И всё же, как показали дальнейшие события, мстительные туземцы не оставили своих намерений свести счёты с пришельцами. Следующую ночь путники провели в обнаруженной на пути пещере. Утром перед входом в неё вдруг начали сыпаться камни, и пробудившаяся Норка истошно залаяла. Несколько теней мелькнуло на тропе в той стороне, куда лежал дальнейший путь.

С тех пор небольшой отряд промышленников, состоявший из восемнадцати мужчин и трёх женщин, постоянно ощущал, что их преследуют по пятам. Стоило остановиться на ночлег в лесу, как утром они обнаружили, что окружены плотным кольцом вооружённых копьями, рогатинами и луками воинов. Нескольких ружейных выстрелов в воздух было достаточно, чтобы отогнать туземцев прочь. Однако выйдя к лесной реке, они увидели небольшое селение из шести хижин, а путь к устью был закрыт чуть ли не двумя сотнями сидящих в сосредоточенном молчании индейцев.

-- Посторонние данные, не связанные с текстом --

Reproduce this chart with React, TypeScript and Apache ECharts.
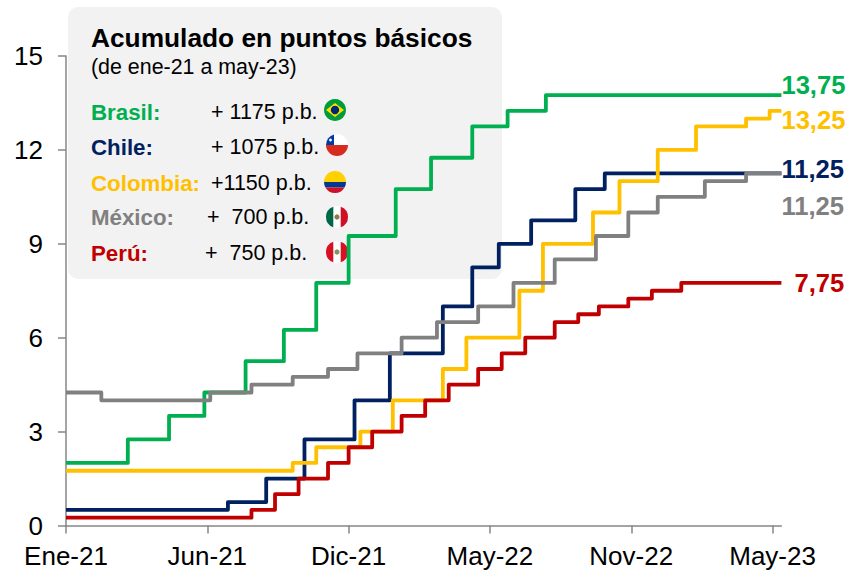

Пришлось договариваться по-любовному. Когда к расположившимся на берегу промышленникам подошла лодка с двумя почти нагими гребцами, Тараканов, знаками попросив приблизиться, как мог объяснил, что ему потребны две лодки для переправы на тот берег и они готовы хорошо заплатить. Его поняли и вскоре пригнали требуемое: одну небольшую лодку, в которой, помимо гребца, могло сесть лишь четверо, другую побольше.

Гребцом в маленькой была местная женщина, чрезвычайно словоохотливая и подвижная. Тараторя что-то, она радушным жестом приглашала желающих к себе. Переправить в малой лодке решено было двух женщин и двух мужчин, а именно супругу штурмана Булыгина, штурманского ученика Котельникова и двух алеутов - мужчину и женщину. Булыгин предпочёл остаться пока с основным отрядом, тем более что во вторую, большую лодку село, если не считать двух туземных гребцов, девять промышленников, и потому за безопасность Анны Петровны можно было не беспокоиться.

Но хитроумные лесные жители приготовили им нечто неожиданное. Едва большая лодка достигла середины реки, как гребцы-туземцы вдруг попрыгали в воду, а лодка стала наполняться водой. Причина катастрофы открылась быстро: в днище были просверлены дыры, и туземцы, перед тем как покинуть лодку, незаметно вытащили пробки. Неуправляемую посудину медленно несло к лесному селению, где её уже ждали. На удачу, начался прилив, и лодку, прежде чем она успела затонуть, встречным течением повернуло назад. Тогда воины селения осыпали её градом стрел. И всё же терпящих бедствие прибило к тому месту, где с тревогой наблюдали за происходящим товарищи.